MoMo: Momentum Models for Adaptive Learning Rates
Fabian Schaipp, Ruben Ohana, Michael Eickenberg, Aaron Defazio, Robert M. Gower
TL;DR
MoMo introduces a model-based framework for momentum methods to compute adaptive learning rates by averaging past losses and gradients into a surrogate of the full loss $f(x)$ and applying a truncation via a known lower bound. The approach unifies momentum with Polyak-type step sizes and yields MoMo and MoMo-Adam, which can be combined with SGD-M and Adam (via preconditioning). The authors prove $\mathcal{O}(1/\sqrt{K})$ convergence for convex problems with interpolation and demonstrate increased robustness to hyperparameter tuning across images, text, and diffusion-model tasks, including online lower-bound estimation. The work potentially reduces the need for extensive learning-rate tuning in practice, enabling more reliable out-of-the-box performance for diverse models and datasets.
Abstract
Training a modern machine learning architecture on a new task requires extensive learning-rate tuning, which comes at a high computational cost. Here we develop new Polyak-type adaptive learning rates that can be used on top of any momentum method, and require less tuning to perform well. We first develop MoMo, a Momentum Model based adaptive learning rate for SGD-M (stochastic gradient descent with momentum). MoMo uses momentum estimates of the losses and gradients sampled at each iteration to build a model of the loss function. Our model makes use of any known lower bound of the loss function by using truncation, e.g. most losses are lower-bounded by zero. The model is then approximately minimized at each iteration to compute the next step. We show how MoMo can be used in combination with any momentum-based method, and showcase this by developing MoMo-Adam, which is Adam with our new model-based adaptive learning rate. We show that MoMo attains a $\mathcal{O}(1/\sqrt{K})$ convergence rate for convex problems with interpolation, needing knowledge of no problem-specific quantities other than the optimal value.

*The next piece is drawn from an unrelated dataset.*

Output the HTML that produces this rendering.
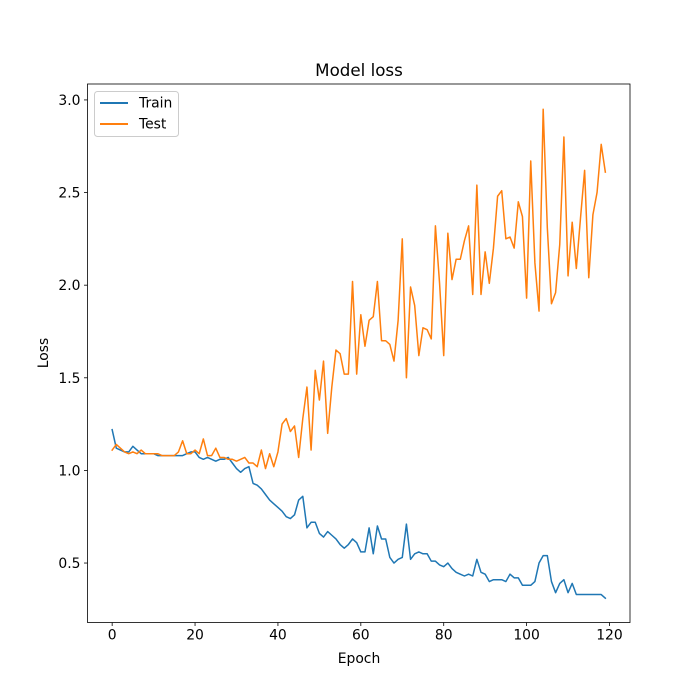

Additionally, for losses with unknown lower bounds, we develop on-the-fly estimates of a lower bound, that are incorporated in our model. We show that MoMo and MoMo-Adam improve over SGD-M and Adam in terms of robustness to hyperparameter tuning for training image classifiers on MNIST, CIFAR, and Imagenet, for recommender systems on Criteo, for a transformer model on the translation task IWSLT14, and for a diffusion model.